Harmonic pinnacles in the Discrete Gaussian model

The 2D Discrete Gaussian model gives each height function $\eta : \mathbb{Z}^2\to\mathbb{Z}$ a probability proportional to $\exp(-\beta \mathcal{H}(\eta))$, where $\beta$ is the inverse-temperature and $\mathcal{H}(\eta) = \sum_{x\sim y}(\eta_x-\eta_y)^2$ sums over nearest-neighbor bonds. We consider the model at large fixed $\beta$, where it is flat unlike its continuous analog (the Gaussian Free Field). We first establish that the maximum height in an $L\times L$ box with 0 boundary conditions concentrates on two integers $M,M+1$ with $M\sim \sqrt{(1/2\pi\beta)\log L\log\log L}$. The key is a large deviation estimate for the height at the origin in $\mathbb{Z}^2$, dominated by "harmonic pinnacles", integer approximations of a harmonic variational problem.
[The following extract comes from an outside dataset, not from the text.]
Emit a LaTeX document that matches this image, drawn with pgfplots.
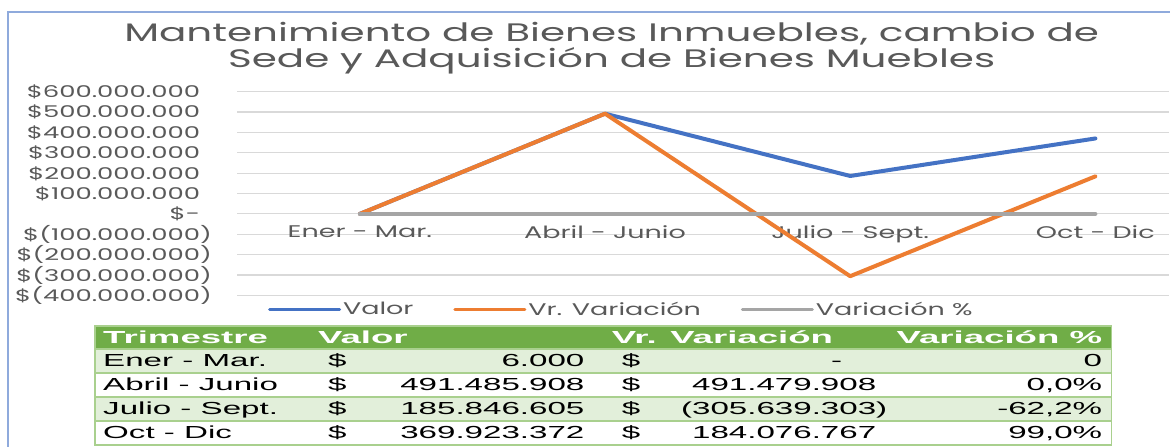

Second, in this model conditioned on $\eta\geq 0$ (a floor), the average height rises, and in fact the height of almost all sites concentrates on levels $H,H+1$ where $H\sim M/\sqrt{2}$. This in particular pins down the asymptotics, and corrects the order, in results of Bricmont, El-Mellouki and Fr\"ohlich (1986), where it was argued that the maximum and the height of the surface above a floor are both of order $\sqrt{\log L}$. Finally, our methods extend to other classical surface models (e.g., restricted SOS), featuring connections to $p$-harmonic analysis and alternating sign matrices.